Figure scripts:

---------------

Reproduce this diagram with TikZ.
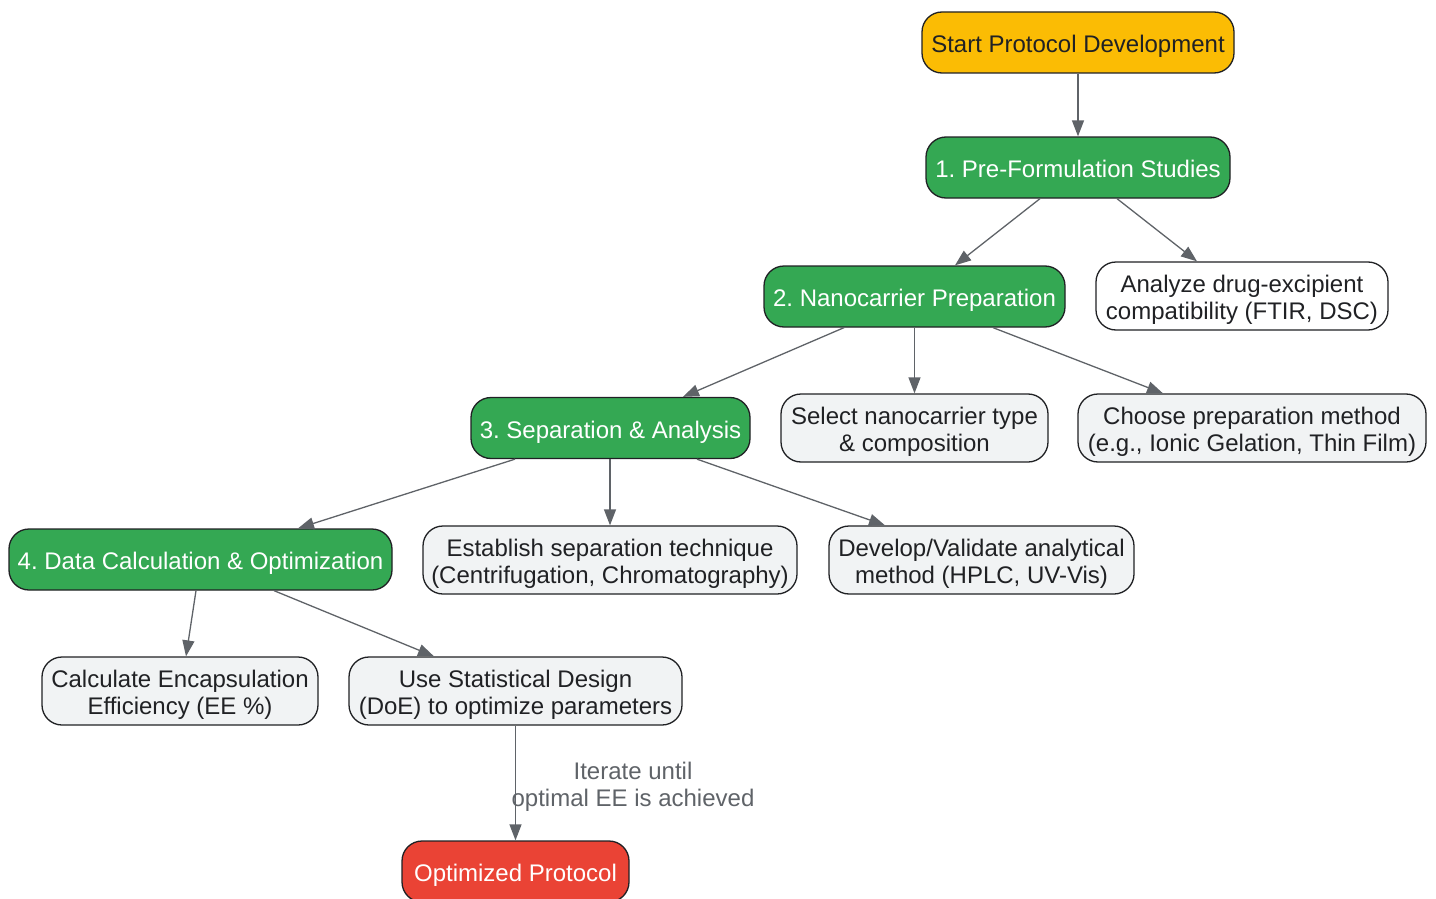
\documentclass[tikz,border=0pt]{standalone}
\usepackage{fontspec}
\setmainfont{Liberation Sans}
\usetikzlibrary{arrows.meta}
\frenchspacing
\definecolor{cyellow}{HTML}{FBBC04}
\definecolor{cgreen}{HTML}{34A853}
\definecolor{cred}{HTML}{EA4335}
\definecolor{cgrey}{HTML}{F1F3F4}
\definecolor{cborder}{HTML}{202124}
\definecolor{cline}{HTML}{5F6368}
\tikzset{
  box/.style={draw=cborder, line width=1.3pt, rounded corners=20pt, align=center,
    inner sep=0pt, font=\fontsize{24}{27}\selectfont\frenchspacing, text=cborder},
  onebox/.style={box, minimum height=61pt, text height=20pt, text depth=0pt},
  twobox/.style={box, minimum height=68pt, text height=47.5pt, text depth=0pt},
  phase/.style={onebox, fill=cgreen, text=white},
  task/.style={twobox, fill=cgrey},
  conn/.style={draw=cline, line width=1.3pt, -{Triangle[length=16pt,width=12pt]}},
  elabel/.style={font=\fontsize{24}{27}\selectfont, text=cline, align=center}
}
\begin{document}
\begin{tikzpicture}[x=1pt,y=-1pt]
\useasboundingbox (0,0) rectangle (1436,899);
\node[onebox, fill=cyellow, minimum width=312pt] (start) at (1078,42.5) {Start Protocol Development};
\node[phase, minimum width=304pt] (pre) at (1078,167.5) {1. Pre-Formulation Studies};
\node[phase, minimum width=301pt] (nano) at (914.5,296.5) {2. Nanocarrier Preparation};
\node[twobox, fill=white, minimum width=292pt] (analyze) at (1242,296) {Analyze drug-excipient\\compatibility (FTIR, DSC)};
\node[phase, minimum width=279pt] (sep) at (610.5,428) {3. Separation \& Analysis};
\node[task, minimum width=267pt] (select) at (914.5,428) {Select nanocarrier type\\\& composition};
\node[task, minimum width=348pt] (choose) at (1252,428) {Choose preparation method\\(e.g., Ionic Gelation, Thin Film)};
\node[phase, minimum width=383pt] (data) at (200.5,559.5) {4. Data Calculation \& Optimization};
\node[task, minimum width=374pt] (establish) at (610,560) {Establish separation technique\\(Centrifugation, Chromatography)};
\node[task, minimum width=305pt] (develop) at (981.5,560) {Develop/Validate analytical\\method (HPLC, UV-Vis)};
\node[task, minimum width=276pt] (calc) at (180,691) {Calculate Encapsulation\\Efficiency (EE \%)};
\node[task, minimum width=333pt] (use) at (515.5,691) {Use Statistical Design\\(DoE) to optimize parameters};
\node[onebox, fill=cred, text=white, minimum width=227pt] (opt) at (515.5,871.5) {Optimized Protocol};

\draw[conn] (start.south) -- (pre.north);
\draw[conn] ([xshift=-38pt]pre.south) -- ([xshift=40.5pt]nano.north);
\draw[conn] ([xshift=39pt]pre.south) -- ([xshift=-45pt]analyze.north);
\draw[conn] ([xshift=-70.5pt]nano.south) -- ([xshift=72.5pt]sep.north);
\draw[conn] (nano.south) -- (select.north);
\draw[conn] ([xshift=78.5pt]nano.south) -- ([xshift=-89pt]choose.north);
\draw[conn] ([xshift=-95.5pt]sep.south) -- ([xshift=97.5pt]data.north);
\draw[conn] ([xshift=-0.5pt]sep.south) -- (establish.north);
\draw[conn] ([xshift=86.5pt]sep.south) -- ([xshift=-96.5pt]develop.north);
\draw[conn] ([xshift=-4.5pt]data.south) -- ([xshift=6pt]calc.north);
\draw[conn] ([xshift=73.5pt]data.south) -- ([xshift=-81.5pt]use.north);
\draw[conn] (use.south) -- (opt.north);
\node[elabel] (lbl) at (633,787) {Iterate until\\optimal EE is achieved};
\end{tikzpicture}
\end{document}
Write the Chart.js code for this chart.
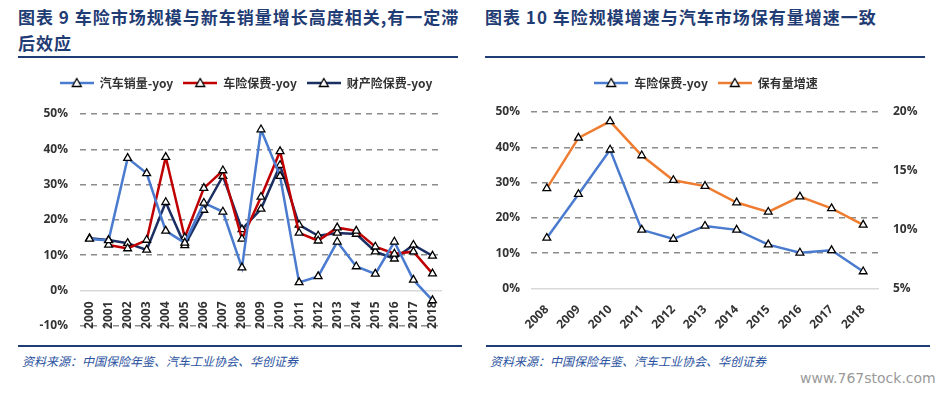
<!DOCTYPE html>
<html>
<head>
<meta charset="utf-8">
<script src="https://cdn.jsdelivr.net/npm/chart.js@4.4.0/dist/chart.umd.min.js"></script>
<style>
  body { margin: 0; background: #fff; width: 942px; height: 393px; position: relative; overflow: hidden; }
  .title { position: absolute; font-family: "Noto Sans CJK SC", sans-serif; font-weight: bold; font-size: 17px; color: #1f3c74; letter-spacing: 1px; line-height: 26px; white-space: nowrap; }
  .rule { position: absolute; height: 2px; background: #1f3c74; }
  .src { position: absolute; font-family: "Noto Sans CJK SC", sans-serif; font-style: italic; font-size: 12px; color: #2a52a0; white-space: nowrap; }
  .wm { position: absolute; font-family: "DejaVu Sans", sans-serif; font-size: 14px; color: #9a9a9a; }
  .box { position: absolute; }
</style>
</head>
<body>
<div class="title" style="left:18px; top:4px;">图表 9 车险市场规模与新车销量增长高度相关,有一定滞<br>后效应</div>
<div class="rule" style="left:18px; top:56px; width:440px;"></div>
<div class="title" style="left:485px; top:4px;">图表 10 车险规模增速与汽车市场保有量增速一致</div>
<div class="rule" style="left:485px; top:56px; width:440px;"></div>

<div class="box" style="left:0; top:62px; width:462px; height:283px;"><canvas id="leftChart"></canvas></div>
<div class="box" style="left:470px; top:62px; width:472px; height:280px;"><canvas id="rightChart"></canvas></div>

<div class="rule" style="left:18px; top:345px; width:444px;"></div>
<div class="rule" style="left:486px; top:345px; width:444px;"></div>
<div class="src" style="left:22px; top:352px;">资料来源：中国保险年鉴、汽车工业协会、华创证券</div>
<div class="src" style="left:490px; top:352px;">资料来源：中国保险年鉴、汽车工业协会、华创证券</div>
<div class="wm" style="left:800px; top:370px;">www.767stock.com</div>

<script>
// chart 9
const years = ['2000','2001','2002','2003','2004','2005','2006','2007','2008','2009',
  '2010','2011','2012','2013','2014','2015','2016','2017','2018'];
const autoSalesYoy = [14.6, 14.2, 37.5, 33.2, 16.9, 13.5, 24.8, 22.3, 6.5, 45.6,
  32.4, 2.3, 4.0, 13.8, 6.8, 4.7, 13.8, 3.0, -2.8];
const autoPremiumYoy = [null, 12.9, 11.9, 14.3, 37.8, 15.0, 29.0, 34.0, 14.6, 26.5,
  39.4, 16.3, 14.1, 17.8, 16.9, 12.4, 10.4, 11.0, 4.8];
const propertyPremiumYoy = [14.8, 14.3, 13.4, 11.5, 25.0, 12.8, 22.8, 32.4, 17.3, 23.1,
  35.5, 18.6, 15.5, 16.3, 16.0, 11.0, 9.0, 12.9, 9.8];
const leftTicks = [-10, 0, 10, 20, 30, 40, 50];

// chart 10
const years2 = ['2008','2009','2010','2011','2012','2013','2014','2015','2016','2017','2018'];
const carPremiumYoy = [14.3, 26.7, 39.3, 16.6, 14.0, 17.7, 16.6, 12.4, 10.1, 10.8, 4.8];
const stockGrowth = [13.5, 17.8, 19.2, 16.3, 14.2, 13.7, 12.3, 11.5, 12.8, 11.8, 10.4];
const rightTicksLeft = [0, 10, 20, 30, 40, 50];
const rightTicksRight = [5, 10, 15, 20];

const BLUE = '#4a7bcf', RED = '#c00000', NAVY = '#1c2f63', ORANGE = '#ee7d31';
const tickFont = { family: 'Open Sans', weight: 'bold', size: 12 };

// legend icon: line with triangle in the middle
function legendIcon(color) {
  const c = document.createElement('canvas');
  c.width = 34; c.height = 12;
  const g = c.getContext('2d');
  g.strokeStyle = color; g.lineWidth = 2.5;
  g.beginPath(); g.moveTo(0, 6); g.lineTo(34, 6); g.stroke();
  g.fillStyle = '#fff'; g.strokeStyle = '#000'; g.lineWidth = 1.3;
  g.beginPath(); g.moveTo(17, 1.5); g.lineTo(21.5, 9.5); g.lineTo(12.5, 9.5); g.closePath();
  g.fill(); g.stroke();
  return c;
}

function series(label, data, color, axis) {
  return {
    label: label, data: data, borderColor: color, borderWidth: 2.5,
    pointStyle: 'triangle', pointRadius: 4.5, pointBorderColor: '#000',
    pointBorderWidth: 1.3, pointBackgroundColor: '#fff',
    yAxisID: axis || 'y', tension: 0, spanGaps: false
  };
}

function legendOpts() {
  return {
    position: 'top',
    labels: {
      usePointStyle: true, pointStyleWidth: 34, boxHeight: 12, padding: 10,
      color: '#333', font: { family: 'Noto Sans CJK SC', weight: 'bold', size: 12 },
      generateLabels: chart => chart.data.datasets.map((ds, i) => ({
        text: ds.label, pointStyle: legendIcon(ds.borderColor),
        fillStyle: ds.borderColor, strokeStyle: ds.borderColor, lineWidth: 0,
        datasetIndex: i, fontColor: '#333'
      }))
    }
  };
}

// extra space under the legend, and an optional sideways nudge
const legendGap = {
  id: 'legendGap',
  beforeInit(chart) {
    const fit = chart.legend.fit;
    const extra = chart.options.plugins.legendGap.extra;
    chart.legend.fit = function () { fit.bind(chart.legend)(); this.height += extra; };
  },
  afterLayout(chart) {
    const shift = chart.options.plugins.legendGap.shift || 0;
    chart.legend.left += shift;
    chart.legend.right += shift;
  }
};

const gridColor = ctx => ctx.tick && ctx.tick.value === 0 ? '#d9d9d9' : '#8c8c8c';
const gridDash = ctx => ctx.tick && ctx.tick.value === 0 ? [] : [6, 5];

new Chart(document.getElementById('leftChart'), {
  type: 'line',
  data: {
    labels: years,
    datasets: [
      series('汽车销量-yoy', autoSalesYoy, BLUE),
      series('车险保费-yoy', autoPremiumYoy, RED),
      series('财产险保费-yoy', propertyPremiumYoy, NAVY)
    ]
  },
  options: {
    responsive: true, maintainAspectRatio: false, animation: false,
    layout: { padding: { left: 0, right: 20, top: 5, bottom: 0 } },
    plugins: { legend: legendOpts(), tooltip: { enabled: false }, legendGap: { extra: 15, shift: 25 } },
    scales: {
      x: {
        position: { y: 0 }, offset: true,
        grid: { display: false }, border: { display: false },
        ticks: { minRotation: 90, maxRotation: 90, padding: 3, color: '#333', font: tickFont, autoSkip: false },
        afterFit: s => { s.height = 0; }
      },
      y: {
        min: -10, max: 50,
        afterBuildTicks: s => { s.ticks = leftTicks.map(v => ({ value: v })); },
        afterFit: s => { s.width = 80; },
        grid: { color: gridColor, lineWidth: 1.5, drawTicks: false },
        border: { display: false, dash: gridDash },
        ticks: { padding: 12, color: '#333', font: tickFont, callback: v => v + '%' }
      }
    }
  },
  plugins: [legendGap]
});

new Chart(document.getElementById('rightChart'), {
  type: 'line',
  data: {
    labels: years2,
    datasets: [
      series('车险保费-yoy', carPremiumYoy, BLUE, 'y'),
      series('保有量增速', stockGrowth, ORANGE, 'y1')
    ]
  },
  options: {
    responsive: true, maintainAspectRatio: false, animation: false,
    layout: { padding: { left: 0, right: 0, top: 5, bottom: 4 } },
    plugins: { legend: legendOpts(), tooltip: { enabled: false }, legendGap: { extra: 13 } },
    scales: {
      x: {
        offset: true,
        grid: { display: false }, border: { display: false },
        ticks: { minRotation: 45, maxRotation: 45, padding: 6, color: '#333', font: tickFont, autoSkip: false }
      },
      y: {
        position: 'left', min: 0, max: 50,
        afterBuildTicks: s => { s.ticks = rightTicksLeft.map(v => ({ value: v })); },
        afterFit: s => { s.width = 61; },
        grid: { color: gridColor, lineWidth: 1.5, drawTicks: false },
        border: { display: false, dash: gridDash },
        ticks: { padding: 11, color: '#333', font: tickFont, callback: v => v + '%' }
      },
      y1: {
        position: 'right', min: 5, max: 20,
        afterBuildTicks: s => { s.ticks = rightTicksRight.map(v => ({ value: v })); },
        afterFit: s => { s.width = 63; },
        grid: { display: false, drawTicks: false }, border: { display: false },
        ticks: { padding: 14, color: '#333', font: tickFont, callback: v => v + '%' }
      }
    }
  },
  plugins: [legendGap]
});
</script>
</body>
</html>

---------------

• Direction
Determine how many lines in the listing above hold the string "with", then write only the number.

• Final result
2